Data section:
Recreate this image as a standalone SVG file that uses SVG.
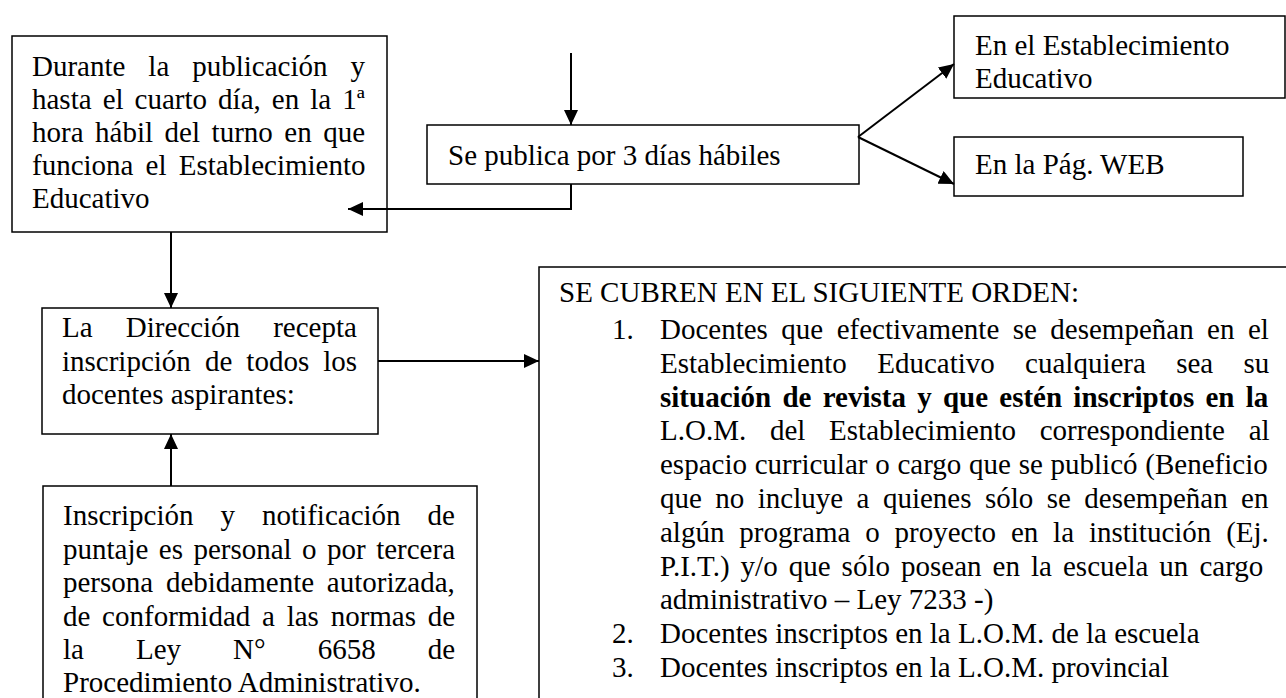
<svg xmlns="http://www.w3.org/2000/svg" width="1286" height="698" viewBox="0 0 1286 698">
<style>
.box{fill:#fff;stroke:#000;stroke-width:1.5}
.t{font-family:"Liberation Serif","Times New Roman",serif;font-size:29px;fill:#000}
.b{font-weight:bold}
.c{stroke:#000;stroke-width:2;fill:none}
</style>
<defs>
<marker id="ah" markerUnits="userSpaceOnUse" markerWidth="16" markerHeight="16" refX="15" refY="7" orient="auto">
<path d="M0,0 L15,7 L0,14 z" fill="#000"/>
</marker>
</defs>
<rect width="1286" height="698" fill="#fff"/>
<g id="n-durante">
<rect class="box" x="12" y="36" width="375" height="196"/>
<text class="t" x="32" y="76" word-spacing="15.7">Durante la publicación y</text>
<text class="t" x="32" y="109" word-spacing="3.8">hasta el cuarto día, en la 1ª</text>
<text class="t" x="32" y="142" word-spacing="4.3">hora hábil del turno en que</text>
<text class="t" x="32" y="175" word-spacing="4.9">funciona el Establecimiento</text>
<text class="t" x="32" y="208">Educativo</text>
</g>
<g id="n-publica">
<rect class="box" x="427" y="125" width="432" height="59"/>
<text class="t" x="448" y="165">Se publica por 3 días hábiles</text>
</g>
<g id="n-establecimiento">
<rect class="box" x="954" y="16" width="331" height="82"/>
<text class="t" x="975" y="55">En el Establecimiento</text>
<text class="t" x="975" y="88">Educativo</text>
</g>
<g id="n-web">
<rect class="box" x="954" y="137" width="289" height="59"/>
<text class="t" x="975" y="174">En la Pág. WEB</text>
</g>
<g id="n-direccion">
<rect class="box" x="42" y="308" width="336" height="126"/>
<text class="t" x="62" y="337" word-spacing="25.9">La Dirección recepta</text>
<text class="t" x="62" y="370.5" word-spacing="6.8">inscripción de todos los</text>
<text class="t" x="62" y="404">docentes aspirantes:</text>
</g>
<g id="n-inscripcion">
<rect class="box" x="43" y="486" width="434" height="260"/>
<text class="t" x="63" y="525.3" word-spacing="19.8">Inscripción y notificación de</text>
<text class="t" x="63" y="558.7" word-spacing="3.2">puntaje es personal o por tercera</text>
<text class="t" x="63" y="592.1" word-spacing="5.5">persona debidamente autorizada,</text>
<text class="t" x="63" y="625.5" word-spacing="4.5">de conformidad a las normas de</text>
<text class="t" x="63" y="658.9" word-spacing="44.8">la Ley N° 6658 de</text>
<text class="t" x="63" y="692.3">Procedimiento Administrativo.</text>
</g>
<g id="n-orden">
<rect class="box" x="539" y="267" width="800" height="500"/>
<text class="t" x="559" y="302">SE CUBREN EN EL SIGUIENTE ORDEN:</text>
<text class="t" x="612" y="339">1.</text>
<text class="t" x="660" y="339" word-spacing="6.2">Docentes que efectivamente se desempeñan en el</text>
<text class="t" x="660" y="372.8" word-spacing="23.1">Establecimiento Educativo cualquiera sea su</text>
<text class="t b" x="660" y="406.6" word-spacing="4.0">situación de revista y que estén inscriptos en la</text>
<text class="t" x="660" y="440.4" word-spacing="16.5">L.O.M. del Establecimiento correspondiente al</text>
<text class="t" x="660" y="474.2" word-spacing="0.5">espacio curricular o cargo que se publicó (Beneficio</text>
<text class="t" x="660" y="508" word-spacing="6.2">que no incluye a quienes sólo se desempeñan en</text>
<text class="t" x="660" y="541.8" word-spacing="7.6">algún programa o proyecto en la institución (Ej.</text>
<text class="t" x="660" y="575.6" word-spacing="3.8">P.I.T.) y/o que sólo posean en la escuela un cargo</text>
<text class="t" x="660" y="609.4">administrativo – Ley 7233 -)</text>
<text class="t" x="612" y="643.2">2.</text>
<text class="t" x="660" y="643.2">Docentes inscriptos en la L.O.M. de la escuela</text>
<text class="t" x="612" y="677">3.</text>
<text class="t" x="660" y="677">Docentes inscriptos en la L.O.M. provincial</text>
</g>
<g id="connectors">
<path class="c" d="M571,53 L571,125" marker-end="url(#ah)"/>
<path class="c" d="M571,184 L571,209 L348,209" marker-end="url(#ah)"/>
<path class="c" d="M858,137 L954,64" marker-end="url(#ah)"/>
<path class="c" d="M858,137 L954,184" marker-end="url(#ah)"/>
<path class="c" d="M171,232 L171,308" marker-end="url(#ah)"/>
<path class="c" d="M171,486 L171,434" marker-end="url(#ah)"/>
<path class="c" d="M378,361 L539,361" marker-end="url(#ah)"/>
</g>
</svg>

Problem requirements: Do not include the images; transcribe the rest of the listing exactly.

Answer for the task:
Recreate this image as a standalone SVG file that uses SVG.
<svg xmlns="http://www.w3.org/2000/svg" width="1286" height="698" viewBox="0 0 1286 698">
<style>
.box{fill:#fff;stroke:#000;stroke-width:1.5}
.t{font-family:"Liberation Serif","Times New Roman",serif;font-size:29px;fill:#000}
.b{font-weight:bold}
.c{stroke:#000;stroke-width:2;fill:none}
</style>
<defs>
<marker id="ah" markerUnits="userSpaceOnUse" markerWidth="16" markerHeight="16" refX="15" refY="7" orient="auto">
<path d="M0,0 L15,7 L0,14 z" fill="#000"/>
</marker>
</defs>
<rect width="1286" height="698" fill="#fff"/>
<g id="n-durante">
<rect class="box" x="12" y="36" width="375" height="196"/>
<text class="t" x="32" y="76" word-spacing="15.7">Durante la publicación y</text>
<text class="t" x="32" y="109" word-spacing="3.8">hasta el cuarto día, en la 1ª</text>
<text class="t" x="32" y="142" word-spacing="4.3">hora hábil del turno en que</text>
<text class="t" x="32" y="175" word-spacing="4.9">funciona el Establecimiento</text>
<text class="t" x="32" y="208">Educativo</text>
</g>
<g id="n-publica">
<rect class="box" x="427" y="125" width="432" height="59"/>
<text class="t" x="448" y="165">Se publica por 3 días hábiles</text>
</g>
<g id="n-establecimiento">
<rect class="box" x="954" y="16" width="331" height="82"/>
<text class="t" x="975" y="55">En el Establecimiento</text>
<text class="t" x="975" y="88">Educativo</text>
</g>
<g id="n-web">
<rect class="box" x="954" y="137" width="289" height="59"/>
<text class="t" x="975" y="174">En la Pág. WEB</text>
</g>
<g id="n-direccion">
<rect class="box" x="42" y="308" width="336" height="126"/>
<text class="t" x="62" y="337" word-spacing="25.9">La Dirección recepta</text>
<text class="t" x="62" y="370.5" word-spacing="6.8">inscripción de todos los</text>
<text class="t" x="62" y="404">docentes aspirantes:</text>
</g>
<g id="n-inscripcion">
<rect class="box" x="43" y="486" width="434" height="260"/>
<text class="t" x="63" y="525.3" word-spacing="19.8">Inscripción y notificación de</text>
<text class="t" x="63" y="558.7" word-spacing="3.2">puntaje es personal o por tercera</text>
<text class="t" x="63" y="592.1" word-spacing="5.5">persona debidamente autorizada,</text>
<text class="t" x="63" y="625.5" word-spacing="4.5">de conformidad a las normas de</text>
<text class="t" x="63" y="658.9" word-spacing="44.8">la Ley N° 6658 de</text>
<text class="t" x="63" y="692.3">Procedimiento Administrativo.</text>
</g>
<g id="n-orden">
<rect class="box" x="539" y="267" width="800" height="500"/>
<text class="t" x="559" y="302">SE CUBREN EN EL SIGUIENTE ORDEN:</text>
<text class="t" x="612" y="339">1.</text>
<text class="t" x="660" y="339" word-spacing="6.2">Docentes que efectivamente se desempeñan en el</text>
<text class="t" x="660" y="372.8" word-spacing="23.1">Establecimiento Educativo cualquiera sea su</text>
<text class="t b" x="660" y="406.6" word-spacing="4.0">situación de revista y que estén inscriptos en la</text>
<text class="t" x="660" y="440.4" word-spacing="16.5">L.O.M. del Establecimiento correspondiente al</text>
<text class="t" x="660" y="474.2" word-spacing="0.5">espacio curricular o cargo que se publicó (Beneficio</text>
<text class="t" x="660" y="508" word-spacing="6.2">que no incluye a quienes sólo se desempeñan en</text>
<text class="t" x="660" y="541.8" word-spacing="7.6">algún programa o proyecto en la institución (Ej.</text>
<text class="t" x="660" y="575.6" word-spacing="3.8">P.I.T.) y/o que sólo posean en la escuela un cargo</text>
<text class="t" x="660" y="609.4">administrativo – Ley 7233 -)</text>
<text class="t" x="612" y="643.2">2.</text>
<text class="t" x="660" y="643.2">Docentes inscriptos en la L.O.M. de la escuela</text>
<text class="t" x="612" y="677">3.</text>
<text class="t" x="660" y="677">Docentes inscriptos en la L.O.M. provincial</text>
</g>
<g id="connectors">
<path class="c" d="M571,53 L571,125" marker-end="url(#ah)"/>
<path class="c" d="M571,184 L571,209 L348,209" marker-end="url(#ah)"/>
<path class="c" d="M858,137 L954,64" marker-end="url(#ah)"/>
<path class="c" d="M858,137 L954,184" marker-end="url(#ah)"/>
<path class="c" d="M171,232 L171,308" marker-end="url(#ah)"/>
<path class="c" d="M171,486 L171,434" marker-end="url(#ah)"/>
<path class="c" d="M378,361 L539,361" marker-end="url(#ah)"/>
</g>
</svg>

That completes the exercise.